Die dramatische Entwicklung der Immobilien- und Finanzkrise könnte die Umsetzung der Ruhrpromenaden-Pläne in den kommenden Jahren massiv gefährden. Zurzeit kann niemand eine auch nur annähernd belastbare Prognose abgeben. Es könnte sowohl eintreten, dass die Grundstücke über Jahre nicht vermarktbar wären, aber auch, dass die bisher nicht eingestellten Fördergelder nicht mehr fließen könnten, weil Bund und Land nach den gigantischen Rettungsmaßnahmen für angeschlagene Banken u.ä. über viele Jahre drastisch einsparen müssen.
 
Vor dem aktuell immer bedrohlicher werdenden Hintergrund sollte auch die Umsetzung weiterer, notwendiger städtischer Vorleistungen und Erschließungsmaßnahmen ausgesetzt werden, um keine Investitionsruinen zu schaffen. Der Bau des Hafenbeckens sollte zurückgestellt werden, bis sich die Lage geklärt hat.

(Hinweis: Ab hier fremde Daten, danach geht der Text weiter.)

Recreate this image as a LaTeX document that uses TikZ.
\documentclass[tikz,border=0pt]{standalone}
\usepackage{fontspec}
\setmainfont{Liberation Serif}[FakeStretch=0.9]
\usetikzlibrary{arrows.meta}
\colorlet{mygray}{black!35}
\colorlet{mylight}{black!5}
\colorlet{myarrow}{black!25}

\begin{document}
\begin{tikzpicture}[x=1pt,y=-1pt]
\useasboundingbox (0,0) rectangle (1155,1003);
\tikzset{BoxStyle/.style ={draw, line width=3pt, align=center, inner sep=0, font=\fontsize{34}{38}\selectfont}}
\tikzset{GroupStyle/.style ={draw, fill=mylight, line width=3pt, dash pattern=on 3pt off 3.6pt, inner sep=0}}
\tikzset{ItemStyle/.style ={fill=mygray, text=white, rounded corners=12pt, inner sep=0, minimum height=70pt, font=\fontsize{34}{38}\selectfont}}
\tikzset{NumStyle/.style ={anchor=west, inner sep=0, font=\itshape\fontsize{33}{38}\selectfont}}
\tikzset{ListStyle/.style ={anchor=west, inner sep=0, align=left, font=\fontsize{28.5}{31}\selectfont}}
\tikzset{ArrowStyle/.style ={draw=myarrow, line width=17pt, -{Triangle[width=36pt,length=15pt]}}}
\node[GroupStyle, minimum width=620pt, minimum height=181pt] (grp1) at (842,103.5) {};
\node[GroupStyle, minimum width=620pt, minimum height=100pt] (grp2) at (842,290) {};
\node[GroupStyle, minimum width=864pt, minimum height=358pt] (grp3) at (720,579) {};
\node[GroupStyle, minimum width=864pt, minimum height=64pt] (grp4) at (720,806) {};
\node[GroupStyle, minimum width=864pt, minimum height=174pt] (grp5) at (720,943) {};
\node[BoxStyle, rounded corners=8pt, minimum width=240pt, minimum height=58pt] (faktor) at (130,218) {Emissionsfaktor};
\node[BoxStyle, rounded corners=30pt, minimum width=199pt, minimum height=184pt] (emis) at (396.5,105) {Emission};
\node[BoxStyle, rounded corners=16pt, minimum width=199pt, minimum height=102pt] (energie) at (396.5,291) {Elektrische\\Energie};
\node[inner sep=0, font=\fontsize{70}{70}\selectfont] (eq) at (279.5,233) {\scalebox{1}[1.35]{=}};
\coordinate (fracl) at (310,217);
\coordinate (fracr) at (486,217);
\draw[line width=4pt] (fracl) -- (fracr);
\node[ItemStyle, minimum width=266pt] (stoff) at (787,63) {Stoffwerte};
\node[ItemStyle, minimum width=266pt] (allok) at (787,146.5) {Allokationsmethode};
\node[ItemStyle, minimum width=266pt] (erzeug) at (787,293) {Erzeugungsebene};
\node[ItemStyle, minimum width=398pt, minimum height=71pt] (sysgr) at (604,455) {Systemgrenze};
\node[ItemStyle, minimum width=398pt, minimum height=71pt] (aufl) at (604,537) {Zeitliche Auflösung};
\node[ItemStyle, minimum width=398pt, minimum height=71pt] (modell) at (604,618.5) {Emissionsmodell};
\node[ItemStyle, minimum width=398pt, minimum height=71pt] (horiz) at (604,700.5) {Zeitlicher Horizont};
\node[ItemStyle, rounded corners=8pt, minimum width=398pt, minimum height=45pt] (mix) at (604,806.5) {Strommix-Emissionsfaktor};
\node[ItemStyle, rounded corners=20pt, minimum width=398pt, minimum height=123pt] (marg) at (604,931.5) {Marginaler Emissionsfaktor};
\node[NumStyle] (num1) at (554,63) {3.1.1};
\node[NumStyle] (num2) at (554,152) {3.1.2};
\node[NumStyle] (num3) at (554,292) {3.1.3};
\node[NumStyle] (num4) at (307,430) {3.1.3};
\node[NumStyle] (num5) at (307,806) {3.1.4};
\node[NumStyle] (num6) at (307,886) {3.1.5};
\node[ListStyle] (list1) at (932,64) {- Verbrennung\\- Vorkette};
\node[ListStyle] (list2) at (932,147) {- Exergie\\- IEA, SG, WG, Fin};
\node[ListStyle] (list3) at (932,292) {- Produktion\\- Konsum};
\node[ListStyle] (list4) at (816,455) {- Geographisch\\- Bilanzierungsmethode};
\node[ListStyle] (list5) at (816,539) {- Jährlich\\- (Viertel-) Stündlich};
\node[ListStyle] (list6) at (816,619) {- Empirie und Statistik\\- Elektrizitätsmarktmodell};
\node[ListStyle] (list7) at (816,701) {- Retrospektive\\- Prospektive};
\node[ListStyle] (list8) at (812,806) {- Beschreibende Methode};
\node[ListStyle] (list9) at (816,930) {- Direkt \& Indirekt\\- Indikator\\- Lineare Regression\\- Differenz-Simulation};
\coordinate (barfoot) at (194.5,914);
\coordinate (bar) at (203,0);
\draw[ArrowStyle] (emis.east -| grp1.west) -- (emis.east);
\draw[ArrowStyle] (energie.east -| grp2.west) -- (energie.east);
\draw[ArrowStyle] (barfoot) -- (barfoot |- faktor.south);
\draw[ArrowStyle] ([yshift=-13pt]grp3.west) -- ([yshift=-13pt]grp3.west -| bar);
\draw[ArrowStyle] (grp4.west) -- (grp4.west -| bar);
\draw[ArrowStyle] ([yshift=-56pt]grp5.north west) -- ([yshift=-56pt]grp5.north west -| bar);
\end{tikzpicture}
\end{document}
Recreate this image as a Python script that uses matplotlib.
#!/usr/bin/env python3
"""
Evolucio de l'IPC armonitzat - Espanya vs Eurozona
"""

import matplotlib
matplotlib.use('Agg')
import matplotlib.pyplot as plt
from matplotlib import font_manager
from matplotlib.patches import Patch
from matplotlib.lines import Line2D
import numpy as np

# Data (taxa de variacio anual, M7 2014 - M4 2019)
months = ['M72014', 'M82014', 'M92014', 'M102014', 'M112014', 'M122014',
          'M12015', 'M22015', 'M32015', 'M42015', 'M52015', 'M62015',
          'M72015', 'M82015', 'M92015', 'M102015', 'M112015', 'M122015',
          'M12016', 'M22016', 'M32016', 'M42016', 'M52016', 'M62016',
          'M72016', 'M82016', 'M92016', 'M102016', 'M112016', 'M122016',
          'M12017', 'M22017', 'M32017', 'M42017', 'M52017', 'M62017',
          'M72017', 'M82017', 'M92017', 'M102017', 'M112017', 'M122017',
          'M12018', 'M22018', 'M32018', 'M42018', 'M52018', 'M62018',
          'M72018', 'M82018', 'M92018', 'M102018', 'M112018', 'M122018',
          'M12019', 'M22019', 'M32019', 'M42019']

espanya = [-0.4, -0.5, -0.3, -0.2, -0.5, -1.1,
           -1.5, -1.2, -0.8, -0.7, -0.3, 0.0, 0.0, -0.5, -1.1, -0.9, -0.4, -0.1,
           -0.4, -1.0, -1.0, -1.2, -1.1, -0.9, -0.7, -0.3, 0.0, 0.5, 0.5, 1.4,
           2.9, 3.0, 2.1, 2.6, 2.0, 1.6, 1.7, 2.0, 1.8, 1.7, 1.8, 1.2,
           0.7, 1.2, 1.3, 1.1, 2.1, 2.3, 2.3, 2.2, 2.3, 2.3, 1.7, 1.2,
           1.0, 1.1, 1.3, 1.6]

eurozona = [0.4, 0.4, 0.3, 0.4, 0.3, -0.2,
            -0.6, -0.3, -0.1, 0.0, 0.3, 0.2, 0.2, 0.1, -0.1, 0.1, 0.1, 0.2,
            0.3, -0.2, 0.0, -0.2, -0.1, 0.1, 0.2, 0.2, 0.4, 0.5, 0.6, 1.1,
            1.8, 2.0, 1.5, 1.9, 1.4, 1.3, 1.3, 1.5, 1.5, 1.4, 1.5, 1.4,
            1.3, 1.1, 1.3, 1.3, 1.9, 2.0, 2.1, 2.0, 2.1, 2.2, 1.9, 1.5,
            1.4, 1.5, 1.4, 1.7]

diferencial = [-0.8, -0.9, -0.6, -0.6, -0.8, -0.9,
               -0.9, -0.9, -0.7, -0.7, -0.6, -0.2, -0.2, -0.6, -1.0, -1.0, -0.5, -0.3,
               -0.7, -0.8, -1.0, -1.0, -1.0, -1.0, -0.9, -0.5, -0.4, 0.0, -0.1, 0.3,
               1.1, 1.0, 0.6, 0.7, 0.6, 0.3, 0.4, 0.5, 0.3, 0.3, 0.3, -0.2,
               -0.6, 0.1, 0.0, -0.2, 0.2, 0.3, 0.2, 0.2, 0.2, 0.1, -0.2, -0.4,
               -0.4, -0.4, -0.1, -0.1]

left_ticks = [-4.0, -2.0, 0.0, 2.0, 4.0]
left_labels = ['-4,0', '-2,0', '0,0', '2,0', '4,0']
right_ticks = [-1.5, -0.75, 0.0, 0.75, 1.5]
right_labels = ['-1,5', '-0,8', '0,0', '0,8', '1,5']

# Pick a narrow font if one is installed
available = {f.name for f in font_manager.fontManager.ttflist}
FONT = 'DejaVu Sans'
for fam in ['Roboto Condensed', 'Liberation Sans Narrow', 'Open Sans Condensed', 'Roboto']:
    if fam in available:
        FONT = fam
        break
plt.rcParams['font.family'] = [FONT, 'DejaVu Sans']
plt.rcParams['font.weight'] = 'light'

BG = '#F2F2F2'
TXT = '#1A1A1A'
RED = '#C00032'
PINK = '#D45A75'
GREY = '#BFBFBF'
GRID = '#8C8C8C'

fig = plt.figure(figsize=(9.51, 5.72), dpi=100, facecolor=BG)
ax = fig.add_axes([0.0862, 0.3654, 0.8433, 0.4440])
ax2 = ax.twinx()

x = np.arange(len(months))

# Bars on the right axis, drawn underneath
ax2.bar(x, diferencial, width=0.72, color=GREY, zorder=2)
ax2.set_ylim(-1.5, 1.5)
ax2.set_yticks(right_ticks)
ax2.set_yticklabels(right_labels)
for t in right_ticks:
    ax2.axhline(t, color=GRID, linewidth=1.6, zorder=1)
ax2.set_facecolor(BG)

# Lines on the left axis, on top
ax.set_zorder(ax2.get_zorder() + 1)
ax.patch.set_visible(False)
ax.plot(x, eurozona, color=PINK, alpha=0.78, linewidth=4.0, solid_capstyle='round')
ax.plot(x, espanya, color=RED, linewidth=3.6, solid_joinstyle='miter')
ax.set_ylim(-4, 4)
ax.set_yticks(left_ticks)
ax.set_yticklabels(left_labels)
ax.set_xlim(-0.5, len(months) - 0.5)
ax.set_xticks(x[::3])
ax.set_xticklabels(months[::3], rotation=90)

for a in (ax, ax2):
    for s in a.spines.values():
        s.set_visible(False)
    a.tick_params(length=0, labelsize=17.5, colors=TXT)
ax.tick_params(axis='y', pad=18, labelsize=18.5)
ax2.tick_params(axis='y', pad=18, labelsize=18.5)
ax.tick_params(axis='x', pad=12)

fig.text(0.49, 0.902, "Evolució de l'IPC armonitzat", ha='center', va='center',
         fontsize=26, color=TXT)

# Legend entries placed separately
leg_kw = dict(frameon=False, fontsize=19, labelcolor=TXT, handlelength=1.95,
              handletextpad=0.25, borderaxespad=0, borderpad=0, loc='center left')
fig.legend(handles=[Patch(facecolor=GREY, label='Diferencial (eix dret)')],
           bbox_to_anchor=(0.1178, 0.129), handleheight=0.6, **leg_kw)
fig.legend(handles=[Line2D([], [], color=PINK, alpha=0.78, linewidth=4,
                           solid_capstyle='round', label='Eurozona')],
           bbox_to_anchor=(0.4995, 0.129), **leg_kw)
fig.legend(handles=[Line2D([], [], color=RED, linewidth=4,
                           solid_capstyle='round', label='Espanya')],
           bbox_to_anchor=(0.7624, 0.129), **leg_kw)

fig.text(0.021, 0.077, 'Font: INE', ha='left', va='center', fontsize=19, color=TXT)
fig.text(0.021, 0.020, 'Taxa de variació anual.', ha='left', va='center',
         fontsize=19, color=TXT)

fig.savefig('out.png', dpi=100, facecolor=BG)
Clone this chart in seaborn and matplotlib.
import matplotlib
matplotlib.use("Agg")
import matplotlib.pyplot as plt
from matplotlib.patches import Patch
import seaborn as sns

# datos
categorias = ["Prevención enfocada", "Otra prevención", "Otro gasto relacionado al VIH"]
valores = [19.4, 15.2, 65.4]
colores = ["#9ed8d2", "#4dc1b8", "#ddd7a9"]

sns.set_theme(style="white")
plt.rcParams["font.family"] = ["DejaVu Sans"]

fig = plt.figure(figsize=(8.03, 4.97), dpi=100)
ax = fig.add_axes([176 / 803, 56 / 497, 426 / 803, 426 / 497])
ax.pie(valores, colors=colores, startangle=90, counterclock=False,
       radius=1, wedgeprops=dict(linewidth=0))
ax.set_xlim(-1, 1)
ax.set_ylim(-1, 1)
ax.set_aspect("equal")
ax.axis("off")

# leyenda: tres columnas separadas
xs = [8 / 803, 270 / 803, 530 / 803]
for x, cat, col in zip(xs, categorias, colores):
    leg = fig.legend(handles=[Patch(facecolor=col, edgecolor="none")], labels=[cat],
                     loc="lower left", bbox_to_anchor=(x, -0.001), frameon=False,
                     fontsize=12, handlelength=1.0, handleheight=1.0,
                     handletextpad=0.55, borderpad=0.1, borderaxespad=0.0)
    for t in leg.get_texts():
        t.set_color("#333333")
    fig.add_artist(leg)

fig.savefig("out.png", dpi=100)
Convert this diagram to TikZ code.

Ebenso die vorbereitenden Maßnahmen im Gartendenkmal und entlang des Leinpfades.
 
Nichts wäre für das Gesicht unserer Stadt verheerender als ein zum größten Teil gerodeter Park, in dem dann über lange Zeit nichts mehr passiert!
 
Deshalb appellieren wir an Sie und fordern ein Moratorium für alle weiteren Erschließungsmaßnahmen im Zusammenhang mit der geplanten Ruhrpromenade.
 
Erstunterzeichner: Lothar Reinhard, Karlsruher Straße 12, 45478 Mülheim, Hans-Georg Specht, Adolfstraße 58, 45468 Mülheim, Werner Helmich, Scharpenberg 5a, 45468 Mülheim, Erich Lehmkühler, Mendener Straße 175, 45470 Mülheim.